Leider ist Griechenland ökonomisch klein und dieses griechische Glück ist für Europa nur ein Tropfen auf dem heißen Eurostein. Aber Griechenland ist irgendwie zum großen Exempel in Euroland geworden. Es ist Blitzableiter, Testfeld, und Scheinschauplatz für Eurogefechte geworden, in denen Griechenland gebrüllt wird, aber in Wahrheit die Interessen der Eurogroßmächte zum Beispiel in Berlin und Paris gemeint sind. Warum in Europa so viele der wichtigen politischen Stimmen die Wahl von Tsipras befürchtet und nicht gewollt haben, erschließt sich nicht.
Und: Tsipras erweist Europa auch noch einen unschätzbaren Dienst. Er belegt empirisch die von vielen interessengesteuert bestrittene Feststellung, dass sich extrem linker Sozialismus und extrem rechter nationaler Sozialismus, wenn schon nicht gleichen wie ein Ei dem anderen dann doch einen seelenverwandten Kern haben. Stunden nach seiner Wahl präsentiert der gute Mann sein Bündnis mit der Rechtspartei, seinem wie auf den Leib geschneiderten Koalitionspartner.

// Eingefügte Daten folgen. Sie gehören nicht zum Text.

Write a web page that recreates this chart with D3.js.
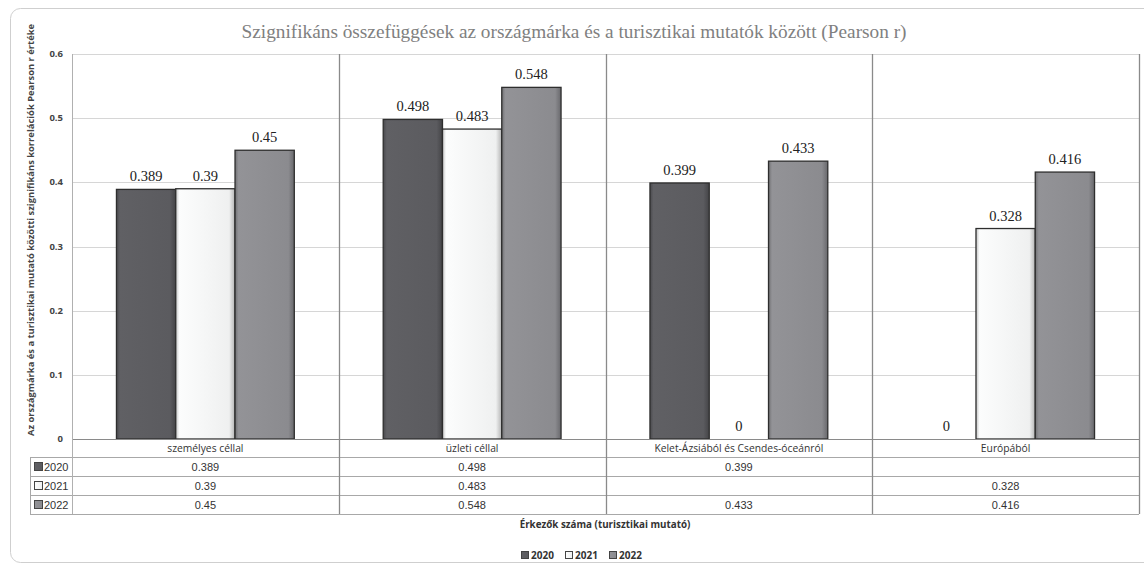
<html>
<head>
<meta charset="utf-8">
<script src="https://d3js.org/d3.v7.min.js"></script>
<style>
  body { margin: 0; background: #fff; }
</style>
</head>
<body>
<div id="chart_area"></div>
<script>

// chart data
var categories = ["személyes céllal", "üzleti céllal", "Kelet-Ázsiából és Csendes-óceánról", "Európából"];
var years = ["2020", "2021", "2022"];
var v2020 = [0.389, 0.498, 0.399, null];
var v2021 = [0.39, 0.483, null, 0.328];
var v2022 = [0.45, 0.548, 0.433, 0.416];
var yTicks = [0, 0.1, 0.2, 0.3, 0.4, 0.5, 0.6];

var series = [v2020, v2021, v2022];
var colors = { "2020": "#5b5b5f", "2021": "#eff0f0", "2022": "#8b8b8f" };

var W = 1144, H = 568;
var plotLeft = 72, plotRight = 1139, plotTop = 54, zero = 439;
var rowH = 19, catRowH = 18, labelColX = 30;

var svg = d3.select("#chart_area").append("svg").attr("width", W).attr("height", H);

// outer frame
svg.append("rect").attr("x", 10.5).attr("y", 8.5).attr("width", 1150).attr("height", 554)
   .attr("rx", 10).attr("fill", "none").attr("stroke", "#cfcfcf");

// title
svg.append("text").attr("x", 574).attr("y", 38).attr("text-anchor", "middle")
   .style("font-family", "Liberation Serif").style("font-size", "19.3px").attr("fill", "#808080")
   .text("Szignifikáns összefüggések az országmárka és a turisztikai mutatók között (Pearson r)");

var x = d3.scaleBand().domain(categories).range([plotLeft, plotRight]).padding(0);
var xs = d3.scaleBand().domain(years).range([x.bandwidth() / 6, x.bandwidth() * 5 / 6]).padding(0);
var y = d3.scaleLinear().domain([0, 0.6]).range([zero, plotTop]);

// gradients for the bevelled bars
var defs = svg.append("defs");
years.forEach(function(yr) {
  var c = d3.color(colors[yr]);
  var g = defs.append("linearGradient").attr("id", "g" + yr).attr("x1", 0).attr("x2", 1).attr("y1", 0).attr("y2", 0);
  g.append("stop").attr("offset", "0%").attr("stop-color", c.darker(0.6));
  g.append("stop").attr("offset", "6%").attr("stop-color", c.brighter(0.15));
  g.append("stop").attr("offset", "90%").attr("stop-color", c);
  g.append("stop").attr("offset", "100%").attr("stop-color", c.darker(0.8));
});

// grid lines
svg.append("g").selectAll("line").data(yTicks).enter().append("line")
   .attr("x1", plotLeft).attr("x2", plotRight)
   .attr("y1", function(d) { return Math.round(y(d)) + 0.5; })
   .attr("y2", function(d) { return Math.round(y(d)) + 0.5; })
   .attr("stroke", "#d6d6d6");

// y axis tick labels
svg.append("g").selectAll("text").data(yTicks).enter().append("text")
   .attr("x", 63).attr("y", function(d) { return y(d) + 3; })
   .attr("text-anchor", "end")
   .style("font-family", "Open Sans").style("font-size", "9.5px").style("font-weight", "bold").attr("fill", "#444")
   .text(function(d) { return d; });

// y axis title
svg.append("text").attr("transform", "translate(34," + 230 + ") rotate(-90)")
   .attr("text-anchor", "middle")
   .style("font-family", "Open Sans").style("font-size", "9.4px").style("font-weight", "bold").attr("fill", "#444")
   .text("Az országmárka és a turisztikai mutató közötti szignifikáns korrelációk Pearson r értéke");

// bars
years.forEach(function(yr, si) {
  var vals = series[si];
  var g = svg.append("g");
  g.selectAll("rect").data(categories).enter().append("rect")
   .filter(function(d, i) { return vals[i] !== null; })
   .attr("x", function(d) { return x(d) + xs(yr); })
   .attr("width", xs.bandwidth())
   .attr("y", function(d) { return y(vals[categories.indexOf(d)]); })
   .attr("height", function(d) { return zero - y(vals[categories.indexOf(d)]); })
   .attr("fill", "url(#g" + yr + ")")
   .attr("stroke", "#2e2e2e").attr("stroke-width", 1.3);

  g.selectAll("text").data(categories).enter().append("text")
   .attr("x", function(d) { return x(d) + xs(yr) + xs.bandwidth() / 2; })
   .attr("y", function(d, i) { return y(vals[i] === null ? 0 : vals[i]) - 8; })
   .attr("text-anchor", "middle")
   .style("font-family", "Liberation Serif").style("font-size", "14.5px").attr("fill", "#222")
   .text(function(d, i) { return vals[i] === null ? 0 : vals[i]; });
});

// table
var tableTop = zero + catRowH;
var tableBottom = tableTop + rowH * years.length;

// horizontal lines
svg.append("line").attr("x1", plotLeft).attr("x2", plotRight).attr("y1", zero + 0.5).attr("y2", zero + 0.5).attr("stroke", "#8a8a8a");
d3.range(years.length + 1).forEach(function(i) {
  var yy = Math.round(tableTop + i * rowH) + 0.5;
  svg.append("line").attr("x1", labelColX).attr("x2", plotRight).attr("y1", yy).attr("y2", yy).attr("stroke", "#a8a8a8");
});
svg.append("line").attr("x1", plotLeft).attr("x2", plotRight).attr("y1", plotTop + 0.5).attr("y2", plotTop + 0.5).attr("stroke", "#d6d6d6");

// vertical dividers
var bounds = categories.map(function(c) { return x(c); }).concat([plotRight]);
svg.append("g").selectAll("line").data(bounds).enter().append("line")
   .attr("x1", function(d) { return Math.round(d) + 0.5; })
   .attr("x2", function(d) { return Math.round(d) + 0.5; })
   .attr("y1", plotTop)
   .attr("y2", tableBottom)
   .attr("stroke", function(d, i) { return i === 0 ? "#b0b0b0" : "#8a8a8a"; })
   .attr("stroke-width", function(d, i) { return i === 0 ? 1 : 1.3; });
svg.append("line").attr("x1", labelColX + 0.5).attr("x2", labelColX + 0.5).attr("y1", tableTop).attr("y2", tableBottom).attr("stroke", "#a8a8a8");

// category labels
svg.append("g").selectAll("text").data(categories).enter().append("text")
   .attr("x", function(d) { return x(d) + x.bandwidth() / 2; })
   .attr("y", zero + 13)
   .attr("text-anchor", "middle")
   .style("font-family", "Open Sans").style("font-size", "10.3px").attr("fill", "#333")
   .text(function(d) { return d; });

// table rows
years.forEach(function(yr, si) {
  var vals = series[si];
  var ry = tableTop + si * rowH;
  svg.append("rect").attr("x", 34.5).attr("y", ry + 5.5).attr("width", 8).attr("height", 8)
     .attr("fill", "url(#g" + yr + ")").attr("stroke", "#444").attr("stroke-width", 1);
  svg.append("text").attr("x", 44).attr("y", ry + 14)
     .style("font-family", "Liberation Sans").style("font-size", "11px").attr("fill", "#333")
     .text(yr);
  svg.append("g").selectAll("text").data(categories).enter().append("text")
     .attr("x", function(d) { return x(d) + x.bandwidth() / 2; })
     .attr("y", ry + 14)
     .attr("text-anchor", "middle")
     .style("font-family", "Liberation Sans").style("font-size", "11px").attr("fill", "#333")
     .text(function(d, i) { return vals[i] === null ? "" : vals[i]; });
});

// x axis title
svg.append("text").attr("x", 605).attr("y", 528).attr("text-anchor", "middle")
   .style("font-family", "Open Sans").style("font-size", "9.8px").style("font-weight", "bold").attr("fill", "#333")
   .text("Érkezők száma (turisztikai mutató)");

// legend
var legendX = [521, 565, 609];
years.forEach(function(yr, i) {
  svg.append("rect").attr("x", legendX[i] + 0.5).attr("y", 551.5).attr("width", 7).attr("height", 7)
     .attr("fill", "url(#g" + yr + ")").attr("stroke", "#444");
  svg.append("text").attr("x", legendX[i] + 10).attr("y", 558.5)
     .style("font-family", "Open Sans").style("font-size", "10px").style("font-weight", "bold").attr("fill", "#333")
     .text(yr);
});

</script>
</body>
</html>
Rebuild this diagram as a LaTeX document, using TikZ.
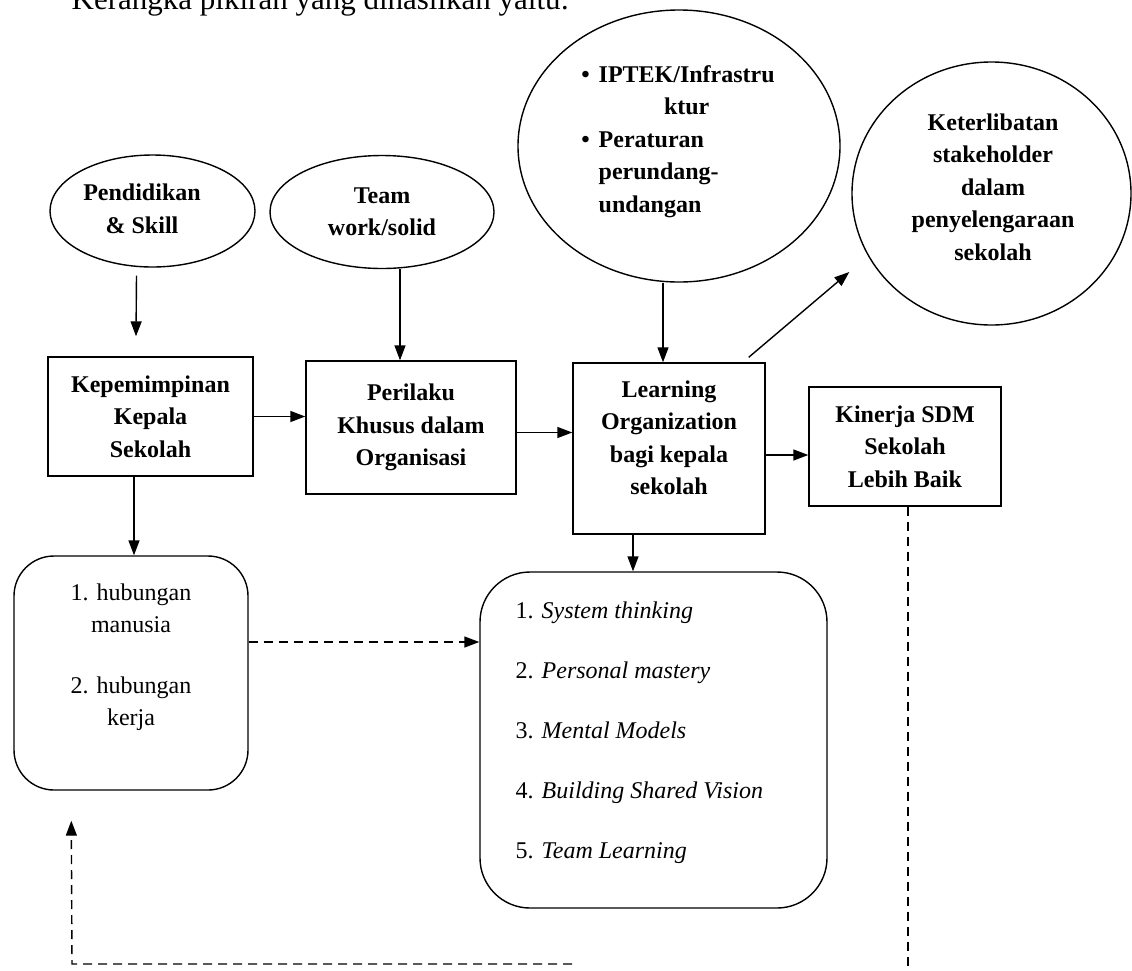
\documentclass[tikz,border=0pt]{standalone}
\usepackage{fontspec}
\setmainfont{Liberation Serif}
\usetikzlibrary{shapes.geometric,arrows.meta,calc}
\begin{document}
\begin{tikzpicture}[x=1pt,y=-1pt,
  line width=1.4pt,
  bt/.style={font=\fontsize{24}{32.5}\selectfont\bfseries, align=center, inner sep=0},
  rt/.style={font=\fontsize{24}{32}\selectfont, align=center, inner sep=0},
  itl/.style={font=\fontsize{24}{30}\selectfont, anchor=base west, inner sep=0},
  ell/.style={draw, ellipse, inner sep=0},
  boxr/.style={draw, rectangle, inner sep=0},
  rbox/.style={draw, rectangle, inner sep=0},
  arr/.style={-{Triangle[length=15pt,width=11pt]}},
  dsh/.style={dash pattern=on 9pt off 6pt},
]
\useasboundingbox (0,0) rectangle (1132,970);

% title
\node[anchor=base west, inner sep=0, font=\fontsize{31}{36}\selectfont] (title) at (71,9) {Kerangka pikiran yang dihasilkan yaitu:};

% ellipses / circles
\node[ell, minimum width=205pt, minimum height=112pt] (e1) at (152.5,211) {};
\node[bt] (t1) at (142,209) {Pendidikan\\\& Skill};
\node[ell, bt, minimum width=224pt, minimum height=113pt] (e2) at (382,212) {Team\\work/solid};
\node[ell, minimum width=322pt, minimum height=272pt] (c3) at (679,146) {};
\node[bt] (t3c) at (678,140.5) {\begin{tabular}{@{}l@{\hspace{9pt}}l@{}}\textbullet & IPTEK/Infrastru\\ & \multicolumn{1}{c}{ktur}\\ \textbullet & Peraturan\\ & perundang-\\ & undangan\end{tabular}};
\node[ell, minimum width=279pt, minimum height=263pt] (c4) at (991.5,193.5) {};
\node[bt] (t4c) at (993,187) {Keterlibatan\\stakeholder\\dalam\\penyelengaraan\\sekolah};

% boxes
\node[boxr, bt, minimum width=205pt, minimum height=119pt] (b1) at (150.5,416.5) {Kepemimpinan\\Kepala\\Sekolah};
\node[boxr, bt, minimum width=210pt, minimum height=133pt] (b2) at (411,427.5) {Perilaku\\Khusus dalam\\Organisasi};
\node[boxr, minimum width=192pt, minimum height=171pt] (b3) at (669,448.5) {};
\node[bt] (t3) at (669,438) {Learning\\Organization\\bagi kepala\\sekolah};
\node[boxr, bt, minimum width=192pt, minimum height=119pt] (b4) at (905,446.5) {Kinerja SDM\\Sekolah\\Lebih Baik};

% rounded boxes
\node[rbox, rounded corners=40pt, minimum width=234pt, minimum height=234pt] (A) at (131,673) {};
\node[rt] (tA) at (131,657) {1. hubungan\\manusia\\[29pt]2. hubungan\\kerja};
\node[rbox, rounded corners=50pt, minimum width=347pt, minimum height=336pt] (B) at (653.5,740) {};
\node[itl] (l1) at (515,618) {1. \textit{System thinking}};
\node[itl] (l2) at (515,678) {2. \textit{Personal mastery}};
\node[itl] (l3) at (515,738) {3. \textit{Mental Models}};
\node[itl] (l4) at (515,798) {4. \textit{Building Shared Vision}};
\node[itl] (l5) at (515,858) {5. \textit{Team Learning}};

% helper points
\coordinate (p12) at (b1.east);
\coordinate (p23) at ($(b2.east)+(0,5)$);
\coordinate (p34) at ($(b3.east)+(0,6.5)$);
\coordinate (pAB) at ($(A.east)+(0,-31)$);

% arrows
\draw[arr] ($(e1.south)+(-16,8)$) -- ($(b1.north)+(-14.5,-20)$);
\draw[arr] ($(e2.south)+(18,0)$) -- ($(b2.north)+(-11,0)$);
\draw[arr] ($(c3.south)+(-16,0)$) -- ($(b3.north)+(-6,0)$);
\draw[arr] ($(b3.north east)+(-17,-5)$) -- ($(c4.west)+(-2,78.5)$);
\draw[arr] (p12) -- (p12 -| b2.west);
\draw[arr] (p23) -- (p23 -| b3.west);
\draw[arr] (p34) -- (p34 -| b4.west);
\draw[arr] ($(b1.south)+(-16.5,0)$) -- ($(A.north)+(3,0)$);
\draw[arr] ($(b3.south)+(-36,0)$) -- ($(B.north)+(-20.5,0)$);
\draw[arr, dsh] (pAB) -- (pAB -| B.west);

% feedback dashed
\coordinate (fbEnd) at (908,972);
\coordinate (fbL) at (572,964);
\coordinate (fbC) at (72,964);
\coordinate (fbTip) at ($(A.south west)+(58,30)$);
\draw[dsh] ($(b4.south)+(3,0)$) -- (fbEnd);
\draw[arr, dsh] (fbL) -- (fbC) -- (fbTip);
\end{tikzpicture}
\end{document}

Einer bürgerlichen Partei hätte ein solches Koalitionsverhalten ein lautes Mediengeschrei und ein noch lauteres Geschrei der Linksparteien eingebracht und womöglich tumultarische Proteste auf der Straße. Eine quasi-kommunistische Partei dagegen muss offensichtlich nicht den geringsten Gegenwind befürchten, wenn sie mit einer Rechtspartei ins politische Ehebett steigt. Auch dieser Koalitionscoup von Tsipras zeigt, dass er Mut und taktisches Geschick hat, in dem er alle Protestler in sein Konzept einbindet und beruhigt.